X-Files Flashback: ‘Little Green Men’

Season 2, Episode 1
Director: David Nutter
Writer: Glen Morgan, James Wong

I’m told the X-Files faithful don’t much like “Little Green Men,” the first episode of the second season. I’m not completely certain why. I think it’s a thrilling hour of television and shows all the earmarks of a show learning from its first season successes and failures and building upon them. It gracefully transports the audience from a place of despair (the dissolution of the X-files in the Season One finale) and brings us back to believing as we follow Mulder’s personal trajectory.

“Little Green Men” opens with a purposefully stuffy prologue akin to a science class filmstrip circa 1978. It digs into the history of NASA’s Voyager and the attempts made to contact extraterrestrial beings through a golden record filled with evidence of humanity’s glory.

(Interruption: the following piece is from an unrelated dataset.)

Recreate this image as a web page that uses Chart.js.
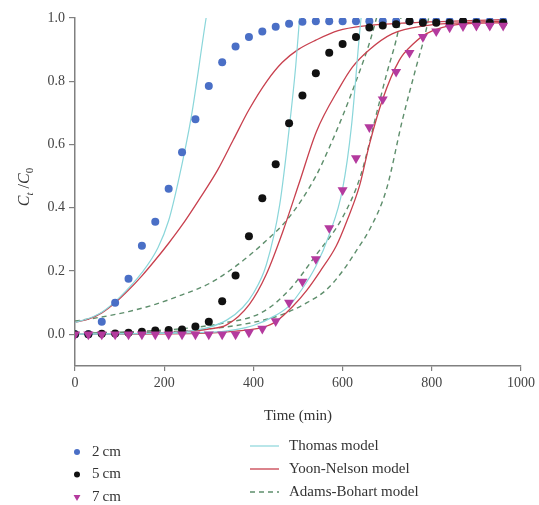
<!DOCTYPE html>
<html>
<head>
<meta charset="utf-8">
<script src="https://cdn.jsdelivr.net/npm/chart.js@4.4.1/dist/chart.umd.min.js"></script>
<style>
html, body { margin: 0; padding: 0; background: #fff; }
#wrap { width: 539px; height: 505px; }
</style>
</head>
<body>
<div id="wrap"><canvas id="myChart" width="539" height="505"></canvas></div>
<script>
// Sampling times of the measured points (min)
var TIME = [0, 30, 60, 90, 120, 150, 180, 210, 240, 270, 300, 330, 360, 390, 420, 450, 480,
            510, 540, 570, 600, 630, 660, 690, 720, 750, 780, 810, 840, 870, 900, 930, 960];

// Measured Ct/C0 for the three bed heights
var BED_2CM = [0, 0, 0.04, 0.10, 0.176, 0.28, 0.356, 0.46, 0.576, 0.68, 0.785, 0.86, 0.91, 0.94, 0.957, 0.972, 0.982,
               0.988, 0.99, 0.99, 0.99, 0.99, 0.99, 0.99, 0.99, 0.99, 0.99, 0.99, 0.99, 0.99, 0.99, 0.99, 0.99];
var BED_5CM = [0, 0, 0.002, 0.003, 0.005, 0.008, 0.012, 0.014, 0.015, 0.025, 0.04, 0.105, 0.186, 0.31, 0.43, 0.538, 0.667,
               0.755, 0.825, 0.89, 0.918, 0.94, 0.97, 0.976, 0.98, 0.99, 0.985, 0.985, 0.985, 0.99, 0.985, 0.985, 0.985];
var BED_7CM = [0, 0, 0, 0, 0, 0, 0, 0, 0, 0, 0, 0, 0, 0.006, 0.018, 0.042, 0.1,
               0.167, 0.238, 0.336, 0.456, 0.557, 0.655, 0.743, 0.83, 0.89, 0.94, 0.958, 0.97, 0.974, 0.976, 0.976, 0.976];

// Thomas model curves
var THOMAS_2_T = [0, 30, 60, 100, 150, 186, 210, 231, 261, 294, 300];
var THOMAS_2_V = [0.038, 0.05, 0.07, 0.117, 0.195, 0.274, 0.36, 0.48, 0.69, 1.0, 1.05];
var THOMAS_5_T = [0, 180, 240, 300, 340, 376, 400, 429, 459, 481, 495, 503, 510];
var THOMAS_5_V = [0.001, 0.004, 0.008, 0.022, 0.045, 0.085, 0.13, 0.22, 0.41, 0.66, 0.85, 0.99, 1.1];
var THOMAS_7_T = [0, 300, 360, 400, 450, 480, 510, 540, 570, 600, 620, 640, 650];
var THOMAS_7_V = [0.001, 0.006, 0.015, 0.028, 0.06, 0.09, 0.145, 0.215, 0.315, 0.46, 0.66, 0.98, 1.1];

// Yoon-Nelson model curves
var YOON_2_T = [0, 30, 60, 90, 120, 150, 180, 210, 240, 280, 320, 355, 390, 430, 465, 500, 540, 590, 650, 750, 850, 960];
var YOON_2_V = [0.038, 0.048, 0.068, 0.10, 0.14, 0.185, 0.235, 0.288, 0.345, 0.43, 0.52, 0.615, 0.71, 0.80, 0.86, 0.90, 0.93, 0.96, 0.975, 0.985, 0.99, 0.995];
var YOON_5_T = [0, 180, 240, 300, 340, 391, 429, 466, 503, 541, 593, 622, 660, 711, 787, 870, 960];
var YOON_5_V = [0.001, 0.004, 0.008, 0.017, 0.03, 0.095, 0.19, 0.325, 0.48, 0.64, 0.78, 0.845, 0.90, 0.95, 0.976, 0.985, 0.99];
var YOON_7_T = [0, 300, 360, 420, 450, 488, 520, 550, 586, 610, 638, 660, 689, 727, 760, 787, 861, 960];
var YOON_7_V = [0, 0.004, 0.01, 0.022, 0.04, 0.088, 0.14, 0.2, 0.28, 0.36, 0.47, 0.6, 0.74, 0.866, 0.92, 0.95, 0.98, 0.985];

// Adams-Bohart model curves
var ADAMS_2_T = [0, 60, 120, 180, 240, 300, 360, 420, 480, 540, 570, 600, 630, 660, 680];
var ADAMS_2_V = [0.042, 0.055, 0.072, 0.095, 0.125, 0.16, 0.215, 0.285, 0.37, 0.50, 0.59, 0.69, 0.80, 0.92, 1.02];
var ADAMS_5_T = [0, 120, 240, 330, 420, 480, 540, 600, 640, 680, 700, 720, 735];
var ADAMS_5_V = [0.003, 0.008, 0.018, 0.035, 0.07, 0.14, 0.25, 0.37, 0.50, 0.72, 0.83, 0.93, 1.03];
var ADAMS_7_T = [0, 300, 400, 459, 520, 563, 600, 638, 660, 698, 734, 765, 787, 800];
var ADAMS_7_V = [0.001, 0.017, 0.038, 0.06, 0.10, 0.14, 0.2, 0.28, 0.33, 0.457, 0.677, 0.845, 0.96, 1.05];

var BED_LABELS = ['2\u2009cm', '5\u2009cm', '7\u2009cm'];
var MODEL_LABELS = ['Thomas model', 'Yoon-Nelson model', 'Adams-Bohart model'];
var X_TICKS = [0, 200, 400, 600, 800, 1000];
var Y_TICKS = [0, 0.2, 0.4, 0.6, 0.8, 1.0];

var SERIF = '"Liberation Serif", "DejaVu Serif", serif';
var BLUE = '#4a6fc6';
var PURPLE = '#b43a9e';
var CYAN = '#8ad6da';
var RED = '#c8404e';
var GREEN = '#5e8e6c';

function pairs(t, v) {
    return t.map(function (x, i) { return { x: x, y: v[i] }; });
}

function markerSet(label, values, color, style, radius, rotation, order) {
    return {
        label: label,
        data: pairs(TIME, values),
        backgroundColor: color,
        borderColor: color,
        borderWidth: 0,
        pointStyle: style,
        pointRadius: radius,
        pointRotation: rotation,
        showLine: false,
        order: order
    };
}

function modelSet(label, t, v, color, dash, width) {
    return {
        label: label,
        data: pairs(t, v),
        borderColor: color,
        backgroundColor: color,
        borderWidth: width,
        borderDash: dash,
        pointRadius: 0,
        showLine: true,
        cubicInterpolationMode: 'monotone',
        order: 5
    };
}

var datasets = [
    markerSet(BED_LABELS[0], BED_2CM, BLUE, 'circle', 4, 0, 2),
    markerSet(BED_LABELS[1], BED_5CM, '#111', 'circle', 4, 0, 1),
    markerSet(BED_LABELS[2], BED_7CM, PURPLE, 'triangle', 5.8, 180, 0),
    modelSet(MODEL_LABELS[0], THOMAS_2_T, THOMAS_2_V, CYAN, [], 1.2),
    modelSet(MODEL_LABELS[0], THOMAS_5_T, THOMAS_5_V, CYAN, [], 1.2),
    modelSet(MODEL_LABELS[0], THOMAS_7_T, THOMAS_7_V, CYAN, [], 1.2),
    modelSet(MODEL_LABELS[1], YOON_2_T, YOON_2_V, RED, [], 1.3),
    modelSet(MODEL_LABELS[1], YOON_5_T, YOON_5_V, RED, [], 1.3),
    modelSet(MODEL_LABELS[1], YOON_7_T, YOON_7_V, RED, [], 1.3),
    modelSet(MODEL_LABELS[2], ADAMS_2_T, ADAMS_2_V, GREEN, [5, 4], 1.4),
    modelSet(MODEL_LABELS[2], ADAMS_5_T, ADAMS_5_V, GREEN, [5, 4], 1.4),
    modelSet(MODEL_LABELS[2], ADAMS_7_T, ADAMS_7_V, GREEN, [5, 4], 1.4)
];

// y axis title with subscripts, and the two-column legend under the plot
var extrasPlugin = {
    id: 'extras',
    afterDraw: function (chart) {
        var ctx = chart.ctx;
        ctx.save();

        // Ct /C0
        ctx.translate(24, 187);
        ctx.rotate(-Math.PI / 2);
        ctx.fillStyle = '#333';
        ctx.textBaseline = 'alphabetic';
        var parts = [
            { t: 'C', f: 'italic 16px ' + SERIF, dy: 0 },
            { t: 't', f: 'italic 11px ' + SERIF, dy: 4 },
            { t: ' /', f: '16px ' + SERIF, dy: 0 },
            { t: 'C', f: 'italic 16px ' + SERIF, dy: 0 },
            { t: '0', f: '11px ' + SERIF, dy: 4 }
        ];
        var total = 0;
        parts.forEach(function (p) { ctx.font = p.f; p.w = ctx.measureText(p.t).width; total += p.w; });
        var x = -total / 2;
        parts.forEach(function (p) { ctx.font = p.f; ctx.fillText(p.t, x, 5 + p.dy); x += p.w; });
        ctx.restore();

        ctx.save();
        ctx.font = '15px ' + SERIF;
        ctx.textBaseline = 'middle';
        ctx.textAlign = 'left';
        for (var i = 0; i < BED_LABELS.length; i++) {
            var ds = chart.data.datasets[i];
            var y = 452 + i * 22.5;
            ctx.fillStyle = ds.backgroundColor;
            Chart.helpers.drawPoint(ctx, {
                pointStyle: ds.pointStyle,
                radius: ds.pointStyle === 'triangle' ? 4 : 3,
                rotation: ds.pointRotation,
                borderWidth: 0
            }, 77, y);
            ctx.fillStyle = '#333';
            ctx.fillText(ds.label, 92, y);
        }
        var styles = [datasets[3], datasets[6], datasets[9]];
        for (var j = 0; j < MODEL_LABELS.length; j++) {
            var yy = 446 + j * 23;
            ctx.strokeStyle = styles[j].borderColor;
            ctx.lineWidth = styles[j].borderWidth;
            ctx.setLineDash(styles[j].borderDash);
            ctx.beginPath();
            ctx.moveTo(250, yy);
            ctx.lineTo(279, yy);
            ctx.stroke();
            ctx.setLineDash([]);
            ctx.fillStyle = '#333';
            ctx.fillText(MODEL_LABELS[j], 289, yy);
        }
        ctx.restore();
    }
};

var ctx = document.getElementById('myChart').getContext('2d');
var myChart = new Chart(ctx, {
    type: 'scatter',
    data: { datasets: datasets },
    plugins: [extrasPlugin],
    options: {
        responsive: false,
        animation: false,
        layout: { padding: { left: 0, top: 18, right: 17, bottom: 80 } },
        plugins: {
            legend: { display: false },
            tooltip: { enabled: false }
        },
        scales: {
            x: {
                type: 'linear',
                min: 0,
                max: 1000,
                afterFit: function (s) { s.height = 59; },
                afterBuildTicks: function (s) { s.ticks = X_TICKS.map(function (v) { return { value: v }; }); },
                border: { color: '#808080', width: 1.5 },
                grid: { drawOnChartArea: false, drawTicks: true, tickLength: 5, color: '#808080', lineWidth: 1.2 },
                ticks: {
                    color: '#444',
                    padding: 4,
                    maxRotation: 0,
                    font: { family: SERIF, size: 14 },
                    callback: function (v) { return String(v); }
                },
                title: { display: true, text: 'Time (min)', color: '#333', padding: 0, font: { family: SERIF, size: 15 } }
            },
            y: {
                min: -0.1,
                max: 1.0,
                afterFit: function (s) { s.width = 75; },
                afterBuildTicks: function (s) { s.ticks = Y_TICKS.map(function (v) { return { value: v }; }); },
                border: { color: '#808080', width: 1.5 },
                grid: { drawOnChartArea: false, drawTicks: true, tickLength: 6, color: '#808080', lineWidth: 1.2 },
                ticks: {
                    color: '#444',
                    padding: 4,
                    font: { family: SERIF, size: 14 },
                    callback: function (v) { return Number(v).toFixed(1); }
                }
            }
        }
    }
});
</script>
</body>
</html>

One of the listening stations in Puerto Rico, Duchovny explains with his deadpan narration, was shuttered due to government intervention. As the camera breaks through the wall and enters the facility, we see a series of long-dormant machines, all linked together to listen for a return call from E.T. Suddenly, the machines spring to life, and the message sent recorded on the golden record begins to play back to us.

Mulder and Scully, however, now lack the support of the X-files case load. Mulder is wasting away on never-ending stakeouts while Scully gives medical instruction in an autopsy lab. Both are changed people. Mulder, a shell of his former self, is full of self-doubt. He replays the incident of his sister Samantha’s kidnapping – the first time we see the full event – but doubts the validity of the memory and of his own sanity. Scully, on the other hand, has lost her hard, scientific edge. She wallows in the emotion of a motion, in this case the dissection of a human head. Events begin to unfold as Mulder’s secret government connection, a senator who has supported him for years, tells him of the Puerto Rican facility and of the recently received message.

Mulder escapes to Puerto Rico and there finds the evidence he seeks in terms of print-outs. He also finds a local man cowering in the bathroom of the research station. Speaking no English, the man draws a picture of a little green man on the wall of the facility. As Mulder reviews the machines, dramatic weather conditions begin to manifest outside causing the local to fear for his life and flee into the jungle. When Mulder attempts to bring him back, he finds the man’s corpse huddled beneath a tree, apparently dead from shock. Meanwhile, Scully does her best to evade detection and find Mulder on his Puerto Rican jaunt.

At the end of the episode, Mulder has another close encounter with an alien presence similar to the events surrounding his sister’s kidnapping. Rendered unconscious from the experience, Mulder is awakened by Scully who finally tracked him down to Puerto Rico. Just as they begin to investigate and collect evidence, a secret military operation begins to approach with directions to kill anyone in their way. Mulder and Scully manage to flee the scene with capture (or worse). Back in Washington, DC, Mulder is scolded by Assistant Director Skinner but, against the wishes of The Smoking Man, is returned to active duty on his surveillance case. The final scene shows Mulder attempting to make sense out of the seemingly black recording he took from the scene in Puerto Rico.

“Little Green Men” is a graceful blend of the best elements of the series: solid special effects, a tangible sense of threat/danger – often at the hands of our own government, and multiple alien interactions. The episode is densely plotting and atmospheric, but it’s never confusing or meandering. They have a long story to tell, and it’s relayed in a tight narrative. Layered over this is the still close relationship between Mulder and Scully. Even though the X-files are closed, they still maintain contact and their special bond. The trajectory of both characters within the episode take them in fascinating new directions – here is Mulder with a renewed sense of purpose and another encounter to reassure him that “the truth is out there.” Scully, meanwhile, went from a source of doubt and cynicism last year to one of emotion and belief. They even are allowed to share gentle, touching moments which clearly stokes the hint of passion between them. Plus, we actually get to see two “little” green men in the episode when the research station seems to become something of a Close Encounters homage. These events coupled with the ever mounting suspicion from the clandestine government conspiracy are more than enough to warrant a full-bodied recommendation of “Little Green Men.”